*Material provided*:
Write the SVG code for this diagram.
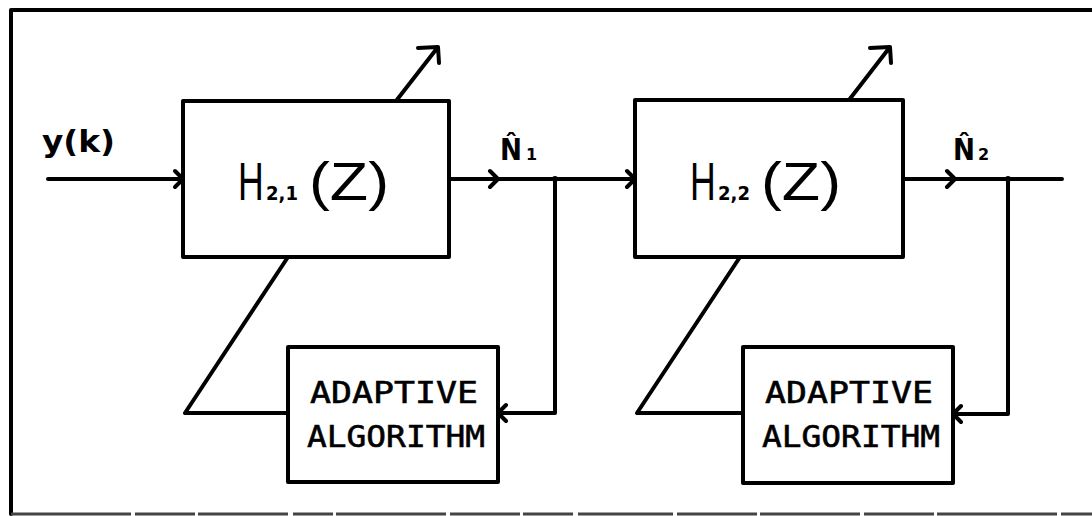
<svg xmlns="http://www.w3.org/2000/svg" width="1092" height="516" viewBox="0 0 1092 516">
<style>
.ln{fill:none;stroke:#000;stroke-width:4;stroke-linejoin:round;stroke-linecap:round}
.bx{fill:#fff;stroke:#000;stroke-width:4;stroke-linejoin:round}
.big{font-family:"Liberation Sans",Arial,sans-serif;font-size:54px;fill:#000}
.sb{font-family:"DejaVu Sans","Liberation Sans",sans-serif;font-weight:bold;font-size:19px;fill:#000}
.sub{font-family:"DejaVu Sans","Liberation Sans",sans-serif;font-weight:bold;font-size:16px;fill:#000}
.alg{font-family:"DejaVu Sans Mono","Liberation Mono",monospace;font-size:31px;fill:#000;stroke:#000;stroke-width:0.6}
.lbl{font-family:"DejaVu Sans","Liberation Sans",sans-serif;font-weight:bold;font-size:31px;fill:#000}
</style>
<rect width="1092" height="516" fill="#fff"/>
<g id="frame">
<path class="ln" d="M11 514 V10 H1092"/>
<path d="M11 514 H1092" fill="none" stroke="#444" stroke-width="3" stroke-dasharray="120 4 60 3 90 5 40 3 110 4 70 3 50 5 95 4 80 3 100 4 70 3"/>
</g>
<g id="connectors">
<path class="ln" d="M48 179 H183 M175 171 L183 179 L175 187"/>
<path class="ln" d="M449 179 H635 M490 171 L498 179 L490 187 M627 171 L635 179 L627 187"/>
<path class="ln" d="M555 179 V413 H498 M506 405 L498 413 L506 421"/>
<circle cx="555" cy="179" r="3" fill="#000"/>
<path class="ln" d="M288 257 L185 413 H288"/>
<path class="ln" d="M396 101 L438 47 M418 48 L438 47 L439 63"/>
<path class="ln" d="M903 179 H1062 M947 171 L955 179 L947 187"/>
<path class="ln" d="M1008 179 V414 H953 M961 406 L953 414 L961 422"/>
<circle cx="1008" cy="179" r="3" fill="#000"/>
<path class="ln" d="M740 257 L637 413 H743"/>
<path class="ln" d="M849 100 L890 47 M870 48 L890 47 L891 63"/>
</g>
<g id="input-label">
<text class="lbl" x="42" y="152" font-size="26" textLength="73" lengthAdjust="spacingAndGlyphs">y(k)</text>
</g>
<g id="n1-label">
<text class="lbl" y="160"><tspan x="500" textLength="22" lengthAdjust="spacingAndGlyphs">N̂</tspan><tspan class="sub" x="526">1</tspan></text>
</g>
<g id="n2-label">
<text class="lbl" y="160"><tspan x="953" textLength="22" lengthAdjust="spacingAndGlyphs">N̂</tspan><tspan class="sub" x="978">2</tspan></text>
</g>
<g id="filter1">
<rect class="bx" x="183" y="101" width="266" height="156"/>
<text class="big" transform="translate(238 200) scale(0.66 1)">H</text>
<text class="sb" x="266" y="200" textLength="32" lengthAdjust="spacingAndGlyphs">2,1</text>
<text class="big" x="309" y="200" textLength="80" lengthAdjust="spacingAndGlyphs">(Z)</text>
</g>
<g id="filter2">
<rect class="bx" x="635" y="100" width="268" height="157"/>
<text class="big" transform="translate(690 200) scale(0.66 1)">H</text>
<text class="sb" x="718" y="200" textLength="32" lengthAdjust="spacingAndGlyphs">2,2</text>
<text class="big" x="761" y="200" textLength="80" lengthAdjust="spacingAndGlyphs">(Z)</text>
</g>
<g id="adaptive1">
<rect class="bx" x="288" y="347" width="210" height="135"/>
<text class="alg" x="310" y="403" textLength="168" lengthAdjust="spacingAndGlyphs">ADAPTIVE</text>
<text class="alg" x="307" y="447" textLength="178" lengthAdjust="spacingAndGlyphs">ALGORITHM</text>
</g>
<g id="adaptive2">
<rect class="bx" x="743" y="347" width="210" height="136"/>
<text class="alg" x="765" y="403" textLength="168" lengthAdjust="spacingAndGlyphs">ADAPTIVE</text>
<text class="alg" x="762" y="447" textLength="178" lengthAdjust="spacingAndGlyphs">ALGORITHM</text>
</g>
</svg>
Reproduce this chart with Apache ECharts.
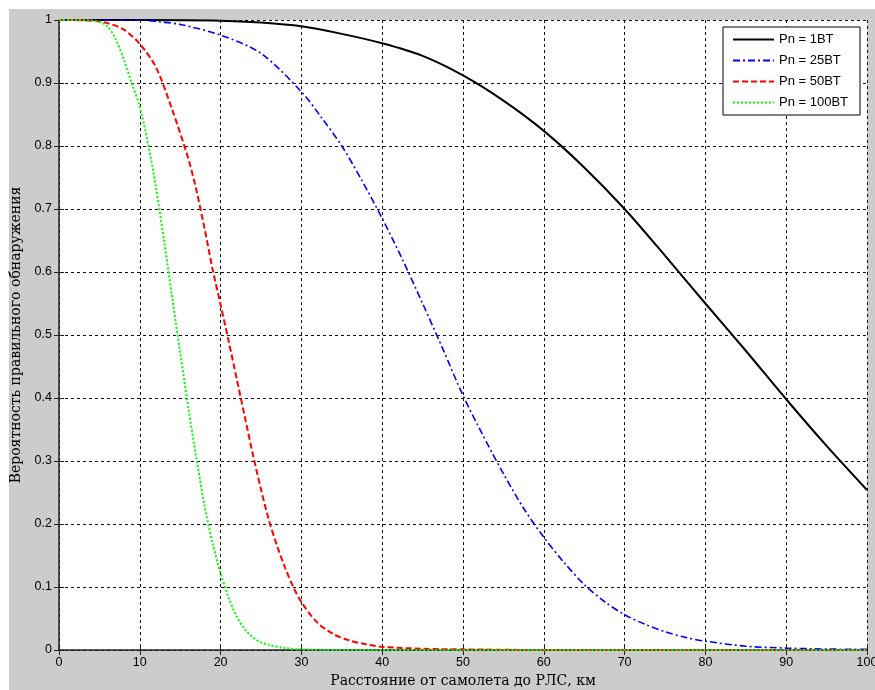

*Request*:
Make an exact copy of the whole listing, but don't bring over any pictures.

*Exercise response*:
Write the SVG code for this diagram.
<svg xmlns="http://www.w3.org/2000/svg" width="1092" height="516" viewBox="0 0 1092 516">
<style>
.ln{fill:none;stroke:#000;stroke-width:4;stroke-linejoin:round;stroke-linecap:round}
.bx{fill:#fff;stroke:#000;stroke-width:4;stroke-linejoin:round}
.big{font-family:"Liberation Sans",Arial,sans-serif;font-size:54px;fill:#000}
.sb{font-family:"DejaVu Sans","Liberation Sans",sans-serif;font-weight:bold;font-size:19px;fill:#000}
.sub{font-family:"DejaVu Sans","Liberation Sans",sans-serif;font-weight:bold;font-size:16px;fill:#000}
.alg{font-family:"DejaVu Sans Mono","Liberation Mono",monospace;font-size:31px;fill:#000;stroke:#000;stroke-width:0.6}
.lbl{font-family:"DejaVu Sans","Liberation Sans",sans-serif;font-weight:bold;font-size:31px;fill:#000}
</style>
<rect width="1092" height="516" fill="#fff"/>
<g id="frame">
<path class="ln" d="M11 514 V10 H1092"/>
<path d="M11 514 H1092" fill="none" stroke="#444" stroke-width="3" stroke-dasharray="120 4 60 3 90 5 40 3 110 4 70 3 50 5 95 4 80 3 100 4 70 3"/>
</g>
<g id="connectors">
<path class="ln" d="M48 179 H183 M175 171 L183 179 L175 187"/>
<path class="ln" d="M449 179 H635 M490 171 L498 179 L490 187 M627 171 L635 179 L627 187"/>
<path class="ln" d="M555 179 V413 H498 M506 405 L498 413 L506 421"/>
<circle cx="555" cy="179" r="3" fill="#000"/>
<path class="ln" d="M288 257 L185 413 H288"/>
<path class="ln" d="M396 101 L438 47 M418 48 L438 47 L439 63"/>
<path class="ln" d="M903 179 H1062 M947 171 L955 179 L947 187"/>
<path class="ln" d="M1008 179 V414 H953 M961 406 L953 414 L961 422"/>
<circle cx="1008" cy="179" r="3" fill="#000"/>
<path class="ln" d="M740 257 L637 413 H743"/>
<path class="ln" d="M849 100 L890 47 M870 48 L890 47 L891 63"/>
</g>
<g id="input-label">
<text class="lbl" x="42" y="152" font-size="26" textLength="73" lengthAdjust="spacingAndGlyphs">y(k)</text>
</g>
<g id="n1-label">
<text class="lbl" y="160"><tspan x="500" textLength="22" lengthAdjust="spacingAndGlyphs">N̂</tspan><tspan class="sub" x="526">1</tspan></text>
</g>
<g id="n2-label">
<text class="lbl" y="160"><tspan x="953" textLength="22" lengthAdjust="spacingAndGlyphs">N̂</tspan><tspan class="sub" x="978">2</tspan></text>
</g>
<g id="filter1">
<rect class="bx" x="183" y="101" width="266" height="156"/>
<text class="big" transform="translate(238 200) scale(0.66 1)">H</text>
<text class="sb" x="266" y="200" textLength="32" lengthAdjust="spacingAndGlyphs">2,1</text>
<text class="big" x="309" y="200" textLength="80" lengthAdjust="spacingAndGlyphs">(Z)</text>
</g>
<g id="filter2">
<rect class="bx" x="635" y="100" width="268" height="157"/>
<text class="big" transform="translate(690 200) scale(0.66 1)">H</text>
<text class="sb" x="718" y="200" textLength="32" lengthAdjust="spacingAndGlyphs">2,2</text>
<text class="big" x="761" y="200" textLength="80" lengthAdjust="spacingAndGlyphs">(Z)</text>
</g>
<g id="adaptive1">
<rect class="bx" x="288" y="347" width="210" height="135"/>
<text class="alg" x="310" y="403" textLength="168" lengthAdjust="spacingAndGlyphs">ADAPTIVE</text>
<text class="alg" x="307" y="447" textLength="178" lengthAdjust="spacingAndGlyphs">ALGORITHM</text>
</g>
<g id="adaptive2">
<rect class="bx" x="743" y="347" width="210" height="136"/>
<text class="alg" x="765" y="403" textLength="168" lengthAdjust="spacingAndGlyphs">ADAPTIVE</text>
<text class="alg" x="762" y="447" textLength="178" lengthAdjust="spacingAndGlyphs">ALGORITHM</text>
</g>
</svg>
Reproduce this chart with Apache ECharts.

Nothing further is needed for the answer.